We learn that it is not anger or revenge that is required to commit genocide, but the kind of calm resolve that pebble-dashes a house.
Wicked
As someone who has actually flown in Glinda’s bubble as a theatre journalist, I can say that I expected little to be gained by the (inevitable) film version of the musical behemoth.
But the first of two instalments, which effectively doubles the stage show’s running time, has given rise to the finest double act of the year – Ariana Grande’s Galinda and Cynthia Erivo’s Elphaba (collage, bottom left). Not even a veteran of the show could resist the birth of friendship born out of mutual animosity.
So beautifully realised is the moment in director Jon M. Chu’s movie version, it makes the heart soar as high as Elphaba’s broom.
Anora
This unflinching take on Manhattan sex club scene has rightly supercharged the already rising career of Mikey Madison. In director Sean Baker’s film the Jewish American actor conveys both the suppressed vulnerability and street savvy smarts of a girl whose job is to arouse deadpan middle-aged men.
The film changes gear when Anora finds herself in the orbit of Vanya (Mark Eidelstein), the hedonistic yet guileless teenage son of a Russian oligarch. A mix of Sweet Charity and They Shoot Horses, Don’t They? the film then changes gears as Vanya’s Russian minders close. What emerges is a comedy of errors begat by human nature and Madison turns in the performance of the year (collage, top right).
A Good Jewish Boy
Noé Bebré’s directorial feature debut is about two of the last Algerian Jews living in a Paris suburb where the majority of residents are now Muslim. The film is a heady mix of social realism and comic whimsy. And leaves you with a powerful sense that whether Sephardi or Ashkenazi, and no matter what country they live in, Jews are the same the world over (collage, bottom right).
Between the Temples
Devoid of the kind of angst caused by antisemitism or conflict, Nathan Silver’s comedy instead has the kind that Jews can generate for themselves all on their own. The hero in this grainy, pleasingly unpolished work is Ben Gottlieb (Jason Schwartzman), who is the living breathing embodiment of nebbishness.

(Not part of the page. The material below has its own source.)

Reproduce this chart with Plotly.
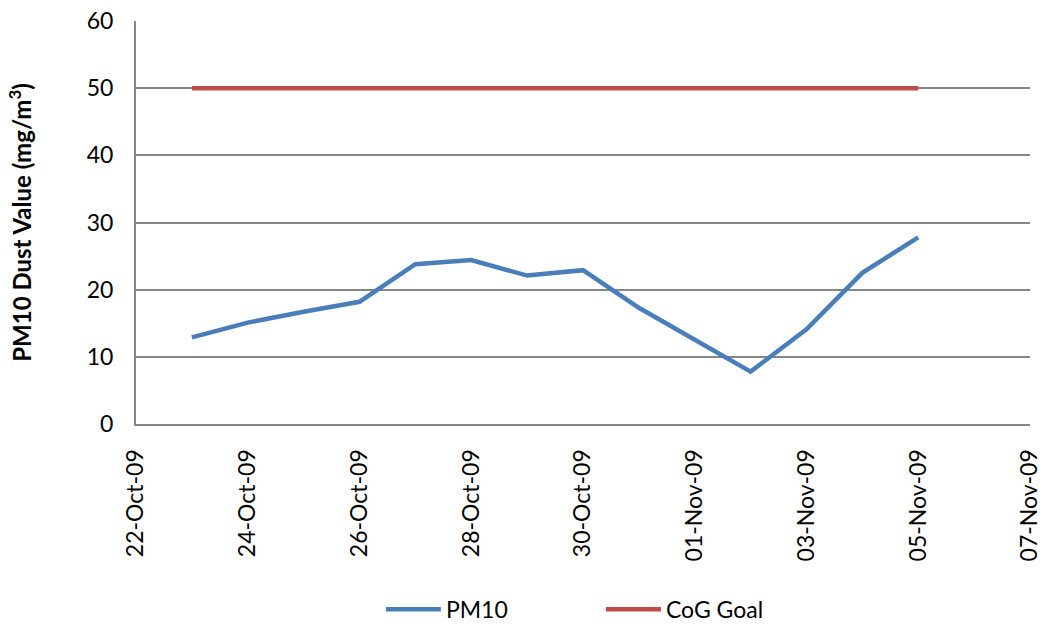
import plotly.graph_objects as go

dates = ["2009-10-23", "2009-10-24", "2009-10-25", "2009-10-26", "2009-10-27",
         "2009-10-28", "2009-10-29", "2009-10-30", "2009-10-31", "2009-11-01",
         "2009-11-02", "2009-11-03", "2009-11-04", "2009-11-05"]
pm10 = [12.9, 15.1, 16.7, 18.2, 23.8, 24.4, 22.1, 22.9, 17.3, 12.5, 7.8, 14.1, 22.5, 27.8]
goal = [50] * len(dates)

fig = go.Figure()
fig.add_trace(go.Scatter(x=dates, y=pm10, mode="lines", name="PM10",
                         line=dict(color="#4A7EBB", width=4.5)))
fig.add_trace(go.Scatter(x=dates, y=goal, mode="lines", name="CoG Goal",
                         line=dict(color="#BE4B48", width=4.5)))

font_family = "Lato, 'Open Sans', sans-serif"
fig.update_layout(
    width=1042, height=630,
    margin=dict(l=136, r=12, t=21, b=206, autoexpand=False),
    paper_bgcolor="white", plot_bgcolor="white",
    font=dict(family=font_family, size=23, color="black"),
    showlegend=True,
    legend=dict(orientation="h", x=0.52, xanchor="center",
                yref="container", y=0.033, yanchor="middle",
                font=dict(size=23), entrywidth=150, itemwidth=55),
)
fig.update_xaxes(
    type="date", range=["2009-10-22", "2009-11-07 00:01"],
    tick0="2009-10-22", dtick=2 * 86400000, tickformat="%d-%b-%y",
    tickangle=-90, showgrid=False, showline=True, linecolor="#868686", linewidth=2,
    ticks="", ticklabelstandoff=14, automargin=False, ticklabeloverflow="allow",
    tickfont=dict(size=23),
)
fig.update_yaxes(
    range=[0, 60], dtick=10, showgrid=True, gridcolor="#868686", gridwidth=1.5,
    showline=True, linecolor="#868686", linewidth=2, zeroline=False,
    ticks="", ticklabelstandoff=16, automargin=False,
    tickfont=dict(size=23),
    title=dict(text="<b>PM10 Dust Value (mg/m<sup>3</sup>)</b>", font=dict(size=24), standoff=48),
)
fig.write_html("out.html", config={"displayModeBar": False},
               post_script="document.body.style.margin='0';document.body.style.overflow='hidden';")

He lives at home with his doting mother and is cantor at the local synagogue, or would be if he hadn’t lost his voice. He is so brimful of self-loathing he attempts suicide by lying in the path of a truck.
When it stops Ben waves it on with the plea “keep going”. Nothing goes right until he meets his former music teacher Carla (Carole Kane) who wants to be bat mitzvahed.
The relationship becomes romantic and is scorned by some, encouraged by others but the film (collage, bottom row, centre) is unwaveringly in favour of living life to the full.